How do you catch lake trout? The short answer is "with a hook, in the mouth, in Lake Superior" and you can quote me on that. Actually, they go to great lengths and depths. Downriggers are de rigueur. Dipsy divers do the trick, too. Many anglers mine for lakers with a geppu, a hand reel, jig and cutbait with leadcore line, catching most fish in 100-250 foot depths. They also have a taste for Finnspoons and Bay de Noc Laker Takers, RJs, Rapalas, and Reef Runners.
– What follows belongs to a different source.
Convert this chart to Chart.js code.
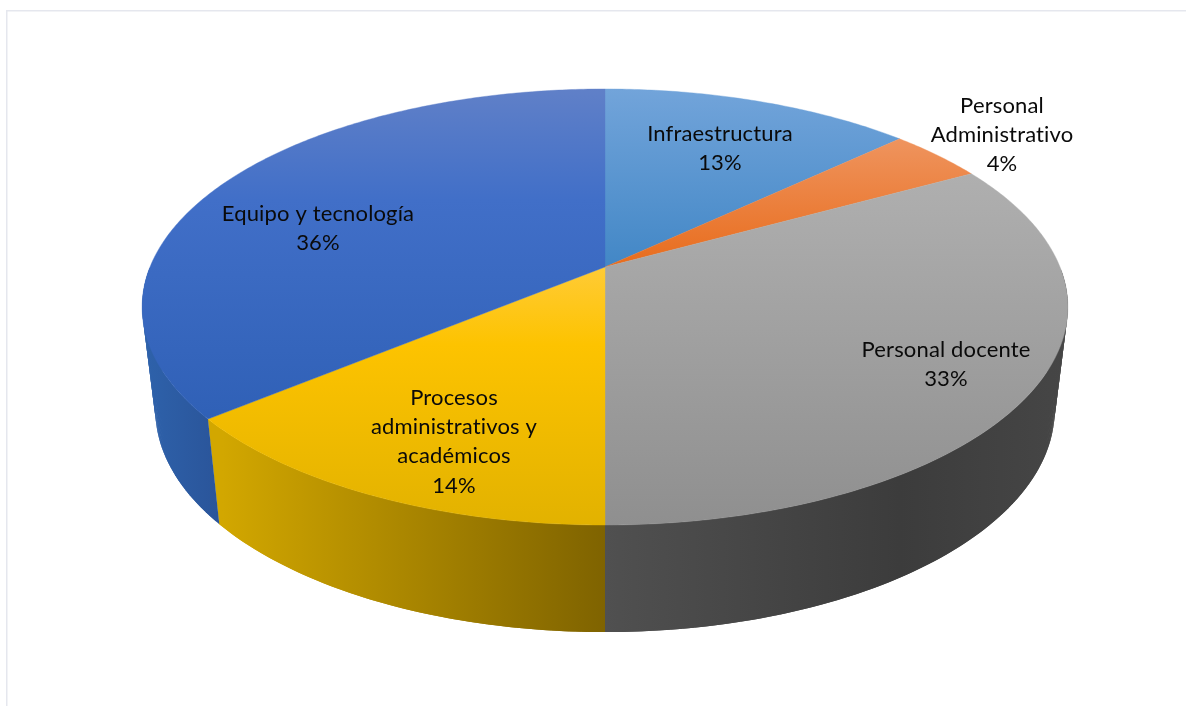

Keweenaw Bay and Big Traverse trollers and bobbers have done well this summer with good numbers of smaller fish. At press time, Burt Arola has caught 366 lakers so far and projects a 400-fish season before he puts the boat in the barn by the enda the month. "We haven't seen many wall hangers, but we've got a freezer fulla eaters," he said.
Northshore anglers, on the other hand, are having a frustrating summer. They're spoiled, used to catching bigger fish than they've seen this year. "We've gone from 6-15 pounders to Traverse-size fish, and not many of those," lamented Bruce Harter.
For those who don't fish or like their lake trout best when somebody else cooks it, try Peterson's on Quincy Hill, the Michigan House, Quincy's in Dollar Bay, or the Friday night fish fry at Calumet Golf Course.
The current Michigan state record lake trout, 61 pounds, 48 inches, caught in Lake Superior, 1997, by Lucas Lanczy, is hanging on the wall at the Hilltop Restaurant in L'Anse. He's not sayin whether he caught it bobbinen, jigginen or trollinen.